Past experience with the Asian Development Bank, the International Olympic Committee, and the WTO, have shown Beijing to be firm, principled, and consistent. But on some matters it has been flexible and willing to work around problems. Taiwan has also been firm. It has tried to both save face and get what it wants. It has not always been happy with the results. But it has been able to live with them. It protests, but participates nonetheless. This rational and pragmatic approach is the correct one. After all, substantive benefits are more important than saving face. Taipei's participation in the AIIB should be handled in the same spirit and same fashion.
Regarding international conventions and the name issue, we agree with the Mainland on the one-China principle. We should insist on the one China concept or one China policy. Taipei wants meaningful participation in international organizations and activities. But it has absolutely no intention to create two Chinas, one China, one Taiwan, or Taiwan independence. It ruled this possibility out long ago. Knowing this, the Mainland may be able to deal with such issues with greater tolerance and patience. Using the Hong Kong or Macao model to deal with Taipei's membership in the AIIB is probably not the best approach. Xi spoke to Taiwan last year about his “three requirements”, including understanding, care, and respect for the status and interests of the people on Taiwan. Taiwan, after all, is not Hong Kong or Macau. A future "one country, two systems" on Taiwan would also be different. The Mainland should abide by the spirit of Xi Jinping's talk, and not engage in exaggeration.
Taiwan's ruling and opposition parties must set aside their differences. They must consider Taiwan's long term interests. They must not resort to trickery. They must not allow themselves to be hijacked by a minority of extremists and politicians concerned only about myopic political or personal advantage. After all, in the international community, power is the most important consideration. Dignity does not to come from begging. Having both the name and the game is best of course. But if one cannot have both, substantive benefits are what most people prefer. Central Bank CEO Perng Huai-nan said that all proposals must be pragmatic or submitted for public consideration. The current ruling party has expressed just such a willingness. We expect the DPP to offer concrete proposals for public consideration.
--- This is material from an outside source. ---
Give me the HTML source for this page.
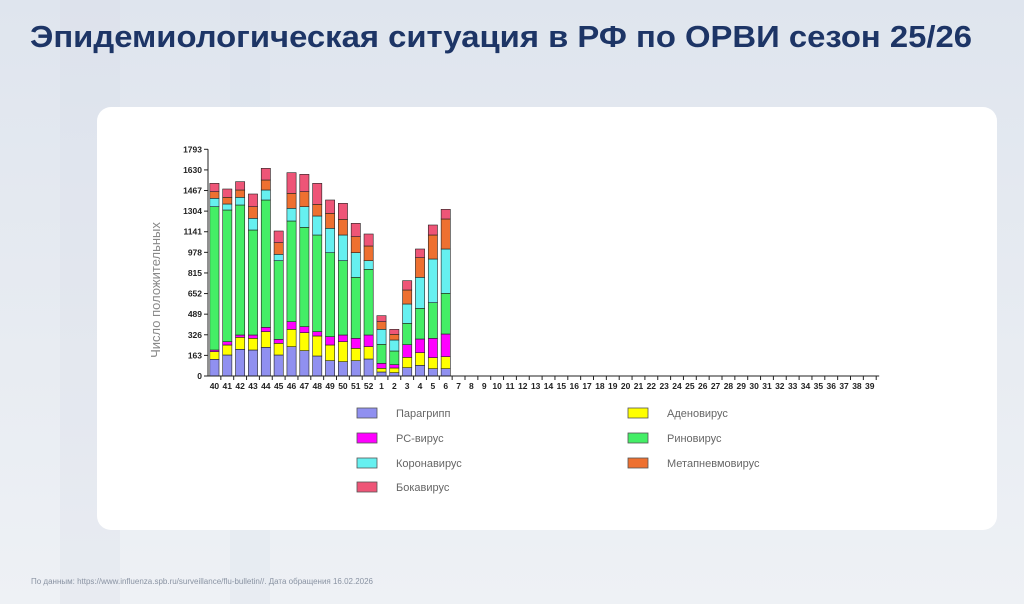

We understand that the Mainland has many concerns. One. Beijing is far more powerful today then it was back then. Even EU nations ignore the United States' recommendations and objections in order to join. Does Beijing intend to dictate the conditions of Taiwan's entry because it can? Or does it have other considerations? Two. The KMT was defeated in last year's election. This suggests that Taiwan may undergo yet another change in ruling parties in 2016. Beijing and the KMT enjoy mutual trust, rooted in the 1992 consensus. Beijing is willing to be lenient about Taiwan's membership in the AIIB. If next year the DPP returns to power however, this could turn into a serious problem. Academics and government officials in Beijing will experience headaches. We however must not exceed our brief by worrying about this problem on Beijing's behalf.